● **INSTRUCTIONS TO FOLLOW**: Exactly the lines from the start of the data below through the line that contains "Pie, Cell, Customized" are to be copied, with pictures left out.

● **SUPPLIED INFORMATION**:

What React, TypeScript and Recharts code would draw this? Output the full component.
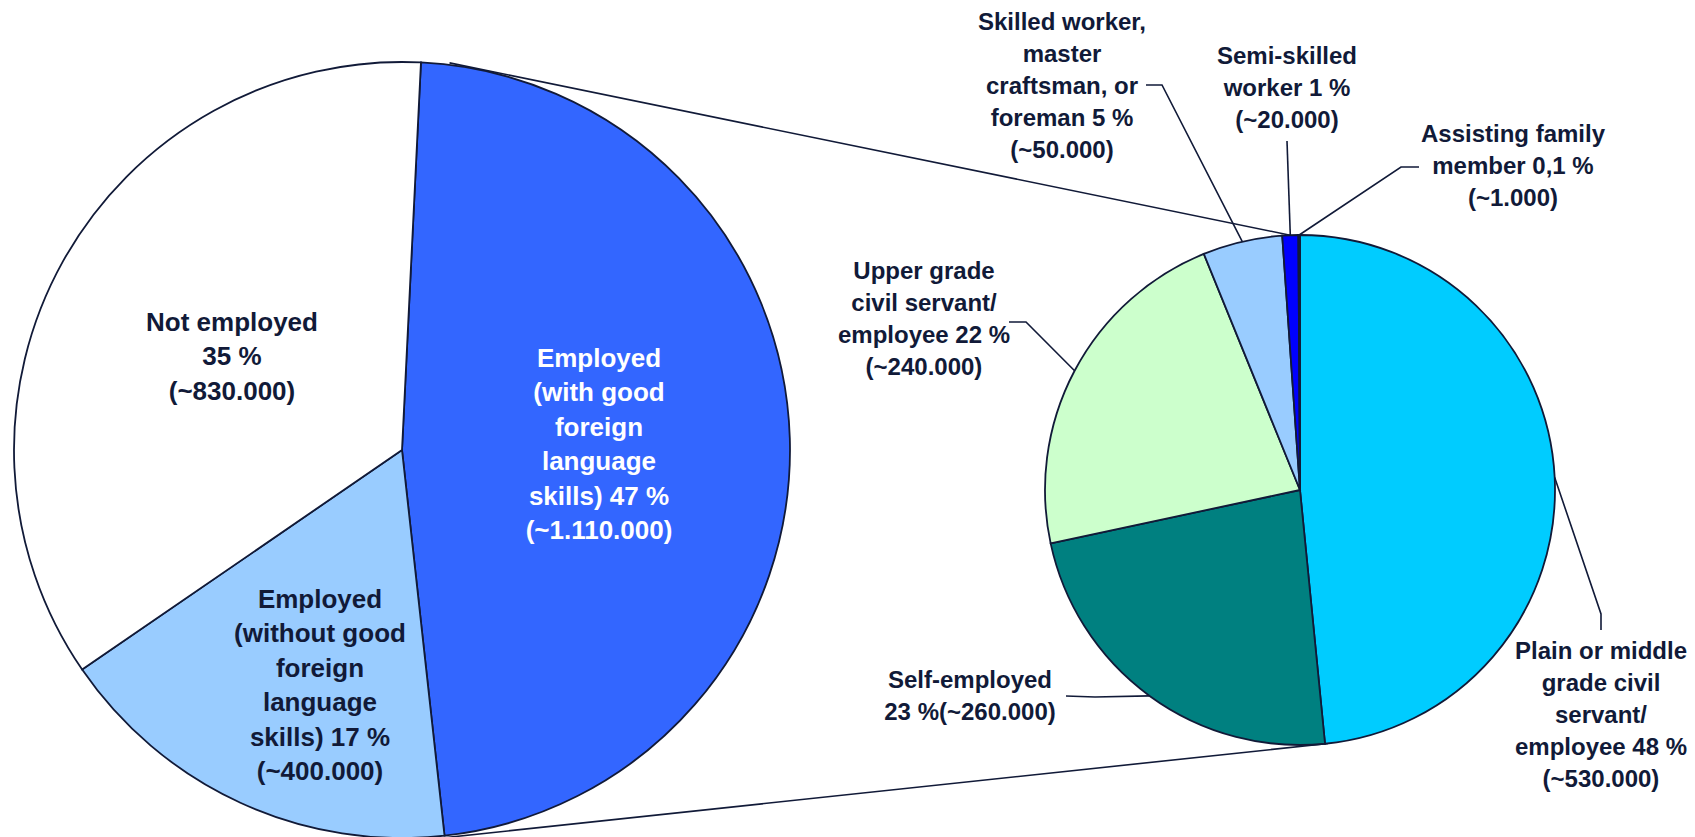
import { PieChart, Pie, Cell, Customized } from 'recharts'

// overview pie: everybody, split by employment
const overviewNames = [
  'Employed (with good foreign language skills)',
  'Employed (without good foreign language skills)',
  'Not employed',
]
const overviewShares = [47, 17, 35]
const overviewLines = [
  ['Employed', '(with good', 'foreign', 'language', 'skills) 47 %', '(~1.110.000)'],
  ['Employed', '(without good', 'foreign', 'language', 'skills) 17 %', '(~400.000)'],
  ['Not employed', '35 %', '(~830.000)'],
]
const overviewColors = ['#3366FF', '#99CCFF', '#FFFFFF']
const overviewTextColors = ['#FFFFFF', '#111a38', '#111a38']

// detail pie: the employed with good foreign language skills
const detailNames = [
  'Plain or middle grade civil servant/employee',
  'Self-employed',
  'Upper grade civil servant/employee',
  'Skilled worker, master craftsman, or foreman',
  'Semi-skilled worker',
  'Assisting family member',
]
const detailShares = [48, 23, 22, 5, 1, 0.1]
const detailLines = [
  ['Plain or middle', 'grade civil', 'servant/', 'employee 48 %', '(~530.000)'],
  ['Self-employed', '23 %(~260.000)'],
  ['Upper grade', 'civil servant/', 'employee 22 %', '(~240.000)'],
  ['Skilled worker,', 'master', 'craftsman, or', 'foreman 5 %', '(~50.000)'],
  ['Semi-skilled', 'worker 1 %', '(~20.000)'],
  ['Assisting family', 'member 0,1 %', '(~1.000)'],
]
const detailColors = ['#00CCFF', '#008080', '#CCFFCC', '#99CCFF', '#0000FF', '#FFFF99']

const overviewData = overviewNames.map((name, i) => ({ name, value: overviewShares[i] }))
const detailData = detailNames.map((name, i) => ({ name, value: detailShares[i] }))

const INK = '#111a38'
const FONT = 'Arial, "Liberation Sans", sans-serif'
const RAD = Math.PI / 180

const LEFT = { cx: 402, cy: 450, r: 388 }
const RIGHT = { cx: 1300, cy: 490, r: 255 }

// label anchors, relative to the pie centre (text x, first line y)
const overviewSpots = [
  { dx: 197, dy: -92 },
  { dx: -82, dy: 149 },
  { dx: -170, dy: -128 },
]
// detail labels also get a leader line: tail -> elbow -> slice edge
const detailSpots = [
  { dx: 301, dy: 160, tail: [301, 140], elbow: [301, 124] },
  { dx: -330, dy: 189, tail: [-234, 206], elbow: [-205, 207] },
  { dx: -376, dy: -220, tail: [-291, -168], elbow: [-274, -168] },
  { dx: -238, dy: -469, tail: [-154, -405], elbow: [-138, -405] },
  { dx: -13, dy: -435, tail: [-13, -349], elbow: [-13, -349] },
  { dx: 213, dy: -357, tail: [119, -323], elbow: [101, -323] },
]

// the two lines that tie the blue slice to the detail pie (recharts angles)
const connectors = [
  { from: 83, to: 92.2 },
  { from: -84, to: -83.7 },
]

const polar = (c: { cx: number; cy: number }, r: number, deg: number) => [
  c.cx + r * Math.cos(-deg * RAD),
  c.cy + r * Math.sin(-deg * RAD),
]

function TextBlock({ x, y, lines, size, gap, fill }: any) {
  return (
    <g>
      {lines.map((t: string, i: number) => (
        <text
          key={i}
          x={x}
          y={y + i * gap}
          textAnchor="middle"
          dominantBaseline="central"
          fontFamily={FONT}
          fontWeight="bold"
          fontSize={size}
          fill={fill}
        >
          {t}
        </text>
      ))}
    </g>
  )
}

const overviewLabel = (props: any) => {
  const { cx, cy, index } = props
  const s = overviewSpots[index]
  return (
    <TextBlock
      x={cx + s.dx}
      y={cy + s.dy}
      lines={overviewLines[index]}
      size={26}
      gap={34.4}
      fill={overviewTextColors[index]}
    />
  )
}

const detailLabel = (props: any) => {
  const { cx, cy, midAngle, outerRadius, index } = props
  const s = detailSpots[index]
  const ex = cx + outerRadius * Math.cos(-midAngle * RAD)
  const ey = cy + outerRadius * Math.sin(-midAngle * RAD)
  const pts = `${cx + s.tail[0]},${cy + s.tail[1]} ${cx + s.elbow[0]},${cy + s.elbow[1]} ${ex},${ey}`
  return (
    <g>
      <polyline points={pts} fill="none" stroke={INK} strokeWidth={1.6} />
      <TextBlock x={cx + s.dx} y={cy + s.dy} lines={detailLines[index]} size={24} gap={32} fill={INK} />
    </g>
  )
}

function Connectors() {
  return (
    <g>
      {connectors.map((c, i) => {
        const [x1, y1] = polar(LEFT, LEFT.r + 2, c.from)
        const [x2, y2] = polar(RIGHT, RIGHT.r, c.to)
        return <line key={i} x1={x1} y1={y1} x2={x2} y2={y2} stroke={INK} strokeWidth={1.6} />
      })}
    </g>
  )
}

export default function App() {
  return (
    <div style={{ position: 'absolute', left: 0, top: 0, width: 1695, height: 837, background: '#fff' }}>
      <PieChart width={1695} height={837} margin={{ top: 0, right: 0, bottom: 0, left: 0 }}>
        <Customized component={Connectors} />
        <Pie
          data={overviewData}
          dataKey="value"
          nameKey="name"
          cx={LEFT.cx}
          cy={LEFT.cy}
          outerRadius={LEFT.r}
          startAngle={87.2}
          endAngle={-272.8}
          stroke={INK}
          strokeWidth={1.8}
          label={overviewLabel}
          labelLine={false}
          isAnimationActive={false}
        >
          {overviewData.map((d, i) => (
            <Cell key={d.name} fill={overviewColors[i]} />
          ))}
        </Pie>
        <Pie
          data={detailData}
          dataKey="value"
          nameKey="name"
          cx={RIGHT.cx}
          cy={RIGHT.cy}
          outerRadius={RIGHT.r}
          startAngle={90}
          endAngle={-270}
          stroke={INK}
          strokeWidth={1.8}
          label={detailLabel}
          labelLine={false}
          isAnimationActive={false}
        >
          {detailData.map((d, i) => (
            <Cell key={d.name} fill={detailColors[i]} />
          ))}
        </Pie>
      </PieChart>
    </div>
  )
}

● **WRITTEN ANSWER**:
What React, TypeScript and Recharts code would draw this? Output the full component.
import { PieChart, Pie, Cell, Customized } from 'recharts'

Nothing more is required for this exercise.